*TASK TO CARRY OUT*
Only the lines from the one with "Recreate this image" through the one with "XAxis, YAxis, CartesianGrid", inclusive, should be echoed exactly; pictures are left out.

Charts and diagrams as code
++++++++++++++++++++
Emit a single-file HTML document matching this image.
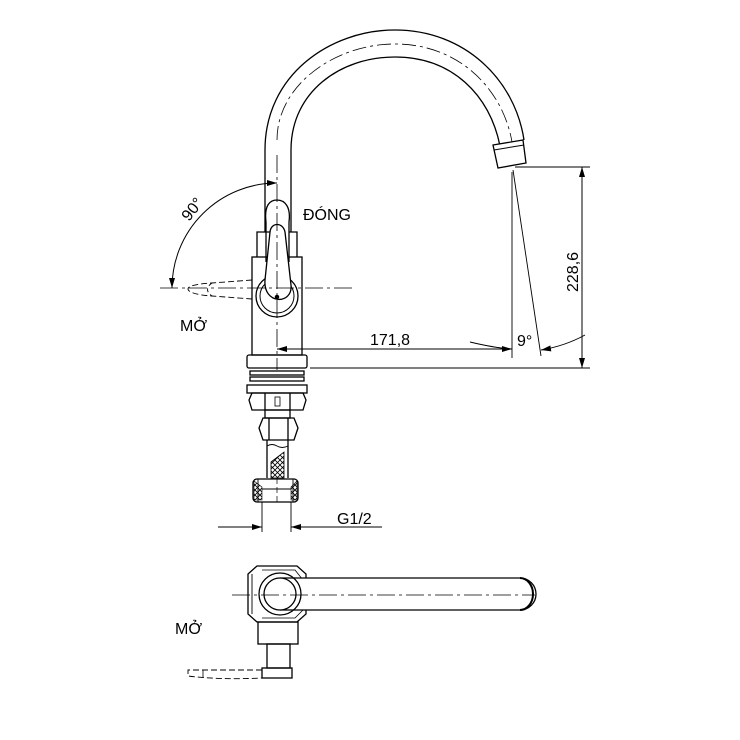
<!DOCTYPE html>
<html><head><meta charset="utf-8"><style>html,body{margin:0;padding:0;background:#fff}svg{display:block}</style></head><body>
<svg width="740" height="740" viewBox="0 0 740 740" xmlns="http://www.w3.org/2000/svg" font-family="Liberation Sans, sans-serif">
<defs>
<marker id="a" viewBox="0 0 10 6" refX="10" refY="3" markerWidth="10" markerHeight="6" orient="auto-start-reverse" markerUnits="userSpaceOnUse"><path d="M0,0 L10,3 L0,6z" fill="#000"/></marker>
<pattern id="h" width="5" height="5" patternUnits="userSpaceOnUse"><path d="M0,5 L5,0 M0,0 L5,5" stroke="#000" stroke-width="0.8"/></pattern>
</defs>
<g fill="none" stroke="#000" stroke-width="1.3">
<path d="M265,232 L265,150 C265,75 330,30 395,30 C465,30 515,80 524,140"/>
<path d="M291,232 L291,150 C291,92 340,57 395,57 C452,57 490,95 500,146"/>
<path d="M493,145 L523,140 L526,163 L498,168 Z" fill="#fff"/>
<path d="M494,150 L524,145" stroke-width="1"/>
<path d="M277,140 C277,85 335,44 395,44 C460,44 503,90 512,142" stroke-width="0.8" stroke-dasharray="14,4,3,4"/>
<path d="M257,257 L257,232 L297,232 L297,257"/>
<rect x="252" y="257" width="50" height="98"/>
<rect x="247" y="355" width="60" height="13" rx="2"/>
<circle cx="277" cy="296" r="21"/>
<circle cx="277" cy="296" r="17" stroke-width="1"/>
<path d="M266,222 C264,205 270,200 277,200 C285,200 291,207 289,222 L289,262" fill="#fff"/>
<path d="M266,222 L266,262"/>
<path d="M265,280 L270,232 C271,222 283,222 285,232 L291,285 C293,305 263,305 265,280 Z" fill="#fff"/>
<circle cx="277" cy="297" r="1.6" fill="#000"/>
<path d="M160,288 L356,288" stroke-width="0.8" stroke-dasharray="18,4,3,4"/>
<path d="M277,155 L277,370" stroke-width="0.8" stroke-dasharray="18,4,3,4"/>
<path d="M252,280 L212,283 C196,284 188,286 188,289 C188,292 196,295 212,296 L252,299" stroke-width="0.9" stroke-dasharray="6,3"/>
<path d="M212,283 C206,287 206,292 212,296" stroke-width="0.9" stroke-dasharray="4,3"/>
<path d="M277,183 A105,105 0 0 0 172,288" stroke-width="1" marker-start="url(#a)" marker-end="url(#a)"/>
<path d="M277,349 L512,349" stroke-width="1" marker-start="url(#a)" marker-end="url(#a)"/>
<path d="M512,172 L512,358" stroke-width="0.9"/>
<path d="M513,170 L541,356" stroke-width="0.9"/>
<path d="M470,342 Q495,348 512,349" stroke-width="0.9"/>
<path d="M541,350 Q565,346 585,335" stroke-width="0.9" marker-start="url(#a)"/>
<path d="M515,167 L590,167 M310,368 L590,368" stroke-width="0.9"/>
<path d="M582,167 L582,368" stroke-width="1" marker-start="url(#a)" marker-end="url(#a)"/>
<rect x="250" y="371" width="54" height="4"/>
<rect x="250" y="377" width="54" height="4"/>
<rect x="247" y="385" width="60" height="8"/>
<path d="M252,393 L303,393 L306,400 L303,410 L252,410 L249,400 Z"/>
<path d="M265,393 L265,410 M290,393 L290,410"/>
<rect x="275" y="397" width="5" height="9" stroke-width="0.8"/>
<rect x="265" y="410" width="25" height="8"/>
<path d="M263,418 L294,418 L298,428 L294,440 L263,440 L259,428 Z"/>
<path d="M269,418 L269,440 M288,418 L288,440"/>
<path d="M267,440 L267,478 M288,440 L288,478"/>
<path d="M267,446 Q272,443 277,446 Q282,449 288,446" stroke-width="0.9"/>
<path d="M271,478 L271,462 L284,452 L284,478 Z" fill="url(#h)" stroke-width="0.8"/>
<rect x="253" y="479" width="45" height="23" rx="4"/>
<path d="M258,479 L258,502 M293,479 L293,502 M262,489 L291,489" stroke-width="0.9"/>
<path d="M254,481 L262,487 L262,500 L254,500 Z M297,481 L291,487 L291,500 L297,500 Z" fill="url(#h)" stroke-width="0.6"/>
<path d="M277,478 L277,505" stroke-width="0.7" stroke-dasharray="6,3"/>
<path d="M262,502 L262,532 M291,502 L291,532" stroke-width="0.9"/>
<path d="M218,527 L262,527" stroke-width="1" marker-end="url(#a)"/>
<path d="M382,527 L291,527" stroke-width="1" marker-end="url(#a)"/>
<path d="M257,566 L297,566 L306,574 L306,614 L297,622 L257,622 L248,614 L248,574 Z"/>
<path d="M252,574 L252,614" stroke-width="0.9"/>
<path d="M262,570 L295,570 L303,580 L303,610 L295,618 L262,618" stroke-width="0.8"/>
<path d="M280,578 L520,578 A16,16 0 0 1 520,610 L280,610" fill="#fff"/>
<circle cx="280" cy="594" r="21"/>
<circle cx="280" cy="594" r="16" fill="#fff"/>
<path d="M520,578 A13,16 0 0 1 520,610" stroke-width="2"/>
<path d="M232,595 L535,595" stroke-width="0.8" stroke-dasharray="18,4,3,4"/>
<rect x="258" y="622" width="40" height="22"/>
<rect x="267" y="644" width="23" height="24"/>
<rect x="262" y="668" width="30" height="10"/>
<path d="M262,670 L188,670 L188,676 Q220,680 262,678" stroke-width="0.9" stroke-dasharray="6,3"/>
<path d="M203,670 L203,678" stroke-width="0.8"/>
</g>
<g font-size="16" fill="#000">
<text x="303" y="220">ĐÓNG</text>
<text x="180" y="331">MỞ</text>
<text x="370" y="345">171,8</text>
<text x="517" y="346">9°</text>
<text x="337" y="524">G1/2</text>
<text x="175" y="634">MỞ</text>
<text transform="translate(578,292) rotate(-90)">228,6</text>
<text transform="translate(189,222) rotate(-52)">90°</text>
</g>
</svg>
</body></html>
++++++++++++++++++++
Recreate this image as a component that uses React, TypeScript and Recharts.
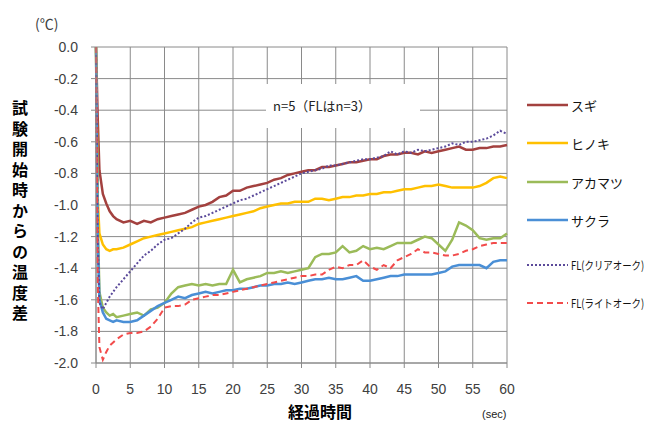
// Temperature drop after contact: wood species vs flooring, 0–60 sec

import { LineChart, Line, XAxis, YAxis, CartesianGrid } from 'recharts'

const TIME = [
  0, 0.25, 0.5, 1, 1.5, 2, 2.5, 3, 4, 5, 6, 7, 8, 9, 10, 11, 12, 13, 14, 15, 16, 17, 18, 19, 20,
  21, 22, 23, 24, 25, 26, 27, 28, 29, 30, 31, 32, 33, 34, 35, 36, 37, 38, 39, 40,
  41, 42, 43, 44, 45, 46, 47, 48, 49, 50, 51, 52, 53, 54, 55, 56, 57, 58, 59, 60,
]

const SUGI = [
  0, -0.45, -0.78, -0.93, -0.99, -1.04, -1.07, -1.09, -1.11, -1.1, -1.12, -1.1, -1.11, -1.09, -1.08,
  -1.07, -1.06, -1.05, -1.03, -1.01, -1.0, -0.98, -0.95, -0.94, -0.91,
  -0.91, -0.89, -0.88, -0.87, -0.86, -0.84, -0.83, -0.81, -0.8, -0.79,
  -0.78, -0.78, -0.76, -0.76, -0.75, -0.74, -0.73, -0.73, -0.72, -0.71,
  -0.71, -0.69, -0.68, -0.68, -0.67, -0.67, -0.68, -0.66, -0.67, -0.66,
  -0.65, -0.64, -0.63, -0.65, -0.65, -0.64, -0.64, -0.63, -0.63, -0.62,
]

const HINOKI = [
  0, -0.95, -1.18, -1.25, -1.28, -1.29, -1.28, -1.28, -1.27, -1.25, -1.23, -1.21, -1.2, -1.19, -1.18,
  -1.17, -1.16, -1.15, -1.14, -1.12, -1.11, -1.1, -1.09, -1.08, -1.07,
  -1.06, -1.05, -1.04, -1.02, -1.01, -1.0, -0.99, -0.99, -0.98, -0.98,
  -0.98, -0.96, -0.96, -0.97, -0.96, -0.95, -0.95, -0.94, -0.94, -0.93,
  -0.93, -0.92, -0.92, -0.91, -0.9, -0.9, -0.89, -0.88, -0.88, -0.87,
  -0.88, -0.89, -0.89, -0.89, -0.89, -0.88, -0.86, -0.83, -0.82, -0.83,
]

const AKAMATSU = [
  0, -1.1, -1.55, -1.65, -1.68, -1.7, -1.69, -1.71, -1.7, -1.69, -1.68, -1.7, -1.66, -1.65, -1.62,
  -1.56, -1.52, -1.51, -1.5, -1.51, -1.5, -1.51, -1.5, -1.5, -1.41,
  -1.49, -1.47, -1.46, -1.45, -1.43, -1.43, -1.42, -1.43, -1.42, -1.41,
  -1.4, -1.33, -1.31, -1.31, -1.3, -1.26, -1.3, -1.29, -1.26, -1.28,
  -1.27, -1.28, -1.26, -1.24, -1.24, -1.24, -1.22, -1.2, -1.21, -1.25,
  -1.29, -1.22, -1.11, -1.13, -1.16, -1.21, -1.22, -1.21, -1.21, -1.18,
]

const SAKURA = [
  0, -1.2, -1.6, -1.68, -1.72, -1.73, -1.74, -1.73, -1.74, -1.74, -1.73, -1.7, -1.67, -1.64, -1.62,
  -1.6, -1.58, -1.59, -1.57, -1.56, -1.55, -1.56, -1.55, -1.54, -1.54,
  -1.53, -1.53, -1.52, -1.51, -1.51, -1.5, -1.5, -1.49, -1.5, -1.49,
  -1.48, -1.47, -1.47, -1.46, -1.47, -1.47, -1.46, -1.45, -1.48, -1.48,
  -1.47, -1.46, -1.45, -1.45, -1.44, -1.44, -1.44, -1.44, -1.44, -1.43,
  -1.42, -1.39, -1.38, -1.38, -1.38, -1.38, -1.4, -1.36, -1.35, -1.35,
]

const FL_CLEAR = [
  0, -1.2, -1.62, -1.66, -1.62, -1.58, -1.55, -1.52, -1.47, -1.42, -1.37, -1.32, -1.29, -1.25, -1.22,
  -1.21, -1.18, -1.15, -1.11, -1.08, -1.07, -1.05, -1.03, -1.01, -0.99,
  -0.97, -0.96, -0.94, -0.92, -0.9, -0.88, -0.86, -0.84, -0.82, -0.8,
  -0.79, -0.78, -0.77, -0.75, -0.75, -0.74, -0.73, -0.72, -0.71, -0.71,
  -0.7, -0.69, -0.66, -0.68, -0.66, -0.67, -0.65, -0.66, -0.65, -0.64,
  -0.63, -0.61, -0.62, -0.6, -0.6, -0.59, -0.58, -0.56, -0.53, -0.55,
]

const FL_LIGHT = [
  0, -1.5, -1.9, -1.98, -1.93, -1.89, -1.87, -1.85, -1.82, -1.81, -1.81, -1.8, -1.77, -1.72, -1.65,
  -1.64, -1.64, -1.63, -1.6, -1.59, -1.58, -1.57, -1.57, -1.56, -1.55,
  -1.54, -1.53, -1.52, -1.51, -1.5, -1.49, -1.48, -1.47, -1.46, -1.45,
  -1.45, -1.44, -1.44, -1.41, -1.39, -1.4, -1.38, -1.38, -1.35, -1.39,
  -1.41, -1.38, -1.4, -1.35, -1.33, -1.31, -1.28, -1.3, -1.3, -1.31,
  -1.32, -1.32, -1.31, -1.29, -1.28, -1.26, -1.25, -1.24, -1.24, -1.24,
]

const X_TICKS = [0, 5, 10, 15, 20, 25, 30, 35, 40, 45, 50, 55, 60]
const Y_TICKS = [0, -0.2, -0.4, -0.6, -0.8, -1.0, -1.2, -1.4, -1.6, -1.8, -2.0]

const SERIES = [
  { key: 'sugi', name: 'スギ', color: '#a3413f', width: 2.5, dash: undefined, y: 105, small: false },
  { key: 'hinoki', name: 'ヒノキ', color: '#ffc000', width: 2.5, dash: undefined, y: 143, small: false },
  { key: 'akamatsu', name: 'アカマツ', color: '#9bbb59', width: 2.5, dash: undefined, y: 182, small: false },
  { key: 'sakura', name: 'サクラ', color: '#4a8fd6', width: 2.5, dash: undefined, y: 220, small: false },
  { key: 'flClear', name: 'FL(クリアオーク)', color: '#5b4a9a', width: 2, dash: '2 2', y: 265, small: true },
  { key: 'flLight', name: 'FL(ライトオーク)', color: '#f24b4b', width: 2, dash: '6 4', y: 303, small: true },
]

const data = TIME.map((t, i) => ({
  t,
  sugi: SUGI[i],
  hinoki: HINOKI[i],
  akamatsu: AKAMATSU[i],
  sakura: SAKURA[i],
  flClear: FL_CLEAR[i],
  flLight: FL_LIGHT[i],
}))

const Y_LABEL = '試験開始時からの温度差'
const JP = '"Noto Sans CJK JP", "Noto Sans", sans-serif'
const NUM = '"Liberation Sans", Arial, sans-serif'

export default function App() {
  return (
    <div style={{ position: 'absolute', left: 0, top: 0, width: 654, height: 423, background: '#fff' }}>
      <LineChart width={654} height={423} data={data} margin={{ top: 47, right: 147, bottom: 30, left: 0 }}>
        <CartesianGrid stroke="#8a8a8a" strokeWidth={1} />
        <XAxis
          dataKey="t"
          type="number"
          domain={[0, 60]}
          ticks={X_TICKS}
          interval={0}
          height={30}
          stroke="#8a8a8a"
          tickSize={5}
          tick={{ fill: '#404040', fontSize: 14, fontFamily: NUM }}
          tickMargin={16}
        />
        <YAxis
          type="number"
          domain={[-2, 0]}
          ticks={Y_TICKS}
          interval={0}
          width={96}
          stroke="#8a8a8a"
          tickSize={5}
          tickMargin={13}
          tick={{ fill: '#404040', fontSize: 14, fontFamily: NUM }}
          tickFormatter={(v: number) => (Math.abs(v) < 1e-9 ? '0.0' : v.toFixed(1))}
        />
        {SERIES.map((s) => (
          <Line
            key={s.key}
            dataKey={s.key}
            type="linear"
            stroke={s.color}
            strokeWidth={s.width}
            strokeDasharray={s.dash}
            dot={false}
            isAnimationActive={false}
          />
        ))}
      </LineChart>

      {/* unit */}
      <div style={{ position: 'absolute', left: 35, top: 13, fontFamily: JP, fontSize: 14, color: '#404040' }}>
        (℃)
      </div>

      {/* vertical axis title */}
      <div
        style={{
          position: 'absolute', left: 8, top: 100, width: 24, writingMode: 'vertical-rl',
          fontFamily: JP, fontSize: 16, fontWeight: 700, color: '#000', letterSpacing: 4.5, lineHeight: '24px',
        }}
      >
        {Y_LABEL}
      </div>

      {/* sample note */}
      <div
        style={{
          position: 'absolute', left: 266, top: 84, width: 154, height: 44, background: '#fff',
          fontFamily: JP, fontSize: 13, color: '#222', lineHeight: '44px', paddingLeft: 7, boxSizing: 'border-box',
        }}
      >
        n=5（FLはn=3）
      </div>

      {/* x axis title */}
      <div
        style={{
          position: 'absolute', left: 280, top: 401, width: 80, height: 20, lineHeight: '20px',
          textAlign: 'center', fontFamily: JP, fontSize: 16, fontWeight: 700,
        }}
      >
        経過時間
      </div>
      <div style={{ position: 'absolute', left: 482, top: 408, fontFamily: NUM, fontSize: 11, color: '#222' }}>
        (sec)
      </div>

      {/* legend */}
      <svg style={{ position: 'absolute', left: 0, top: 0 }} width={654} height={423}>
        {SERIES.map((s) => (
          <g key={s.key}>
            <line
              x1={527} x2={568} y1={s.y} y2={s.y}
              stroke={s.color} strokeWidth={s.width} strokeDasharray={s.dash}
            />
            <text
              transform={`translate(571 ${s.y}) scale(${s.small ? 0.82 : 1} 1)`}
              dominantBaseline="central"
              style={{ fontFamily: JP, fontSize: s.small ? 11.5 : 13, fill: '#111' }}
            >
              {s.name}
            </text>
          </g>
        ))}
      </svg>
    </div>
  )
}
++++++++++++++++++++
*WRITTEN RESPONSE*
Recreate this image as a component that uses React, TypeScript and Recharts.
// Temperature drop after contact: wood species vs flooring, 0–60 sec

import { LineChart, Line, XAxis, YAxis, CartesianGrid } from 'recharts'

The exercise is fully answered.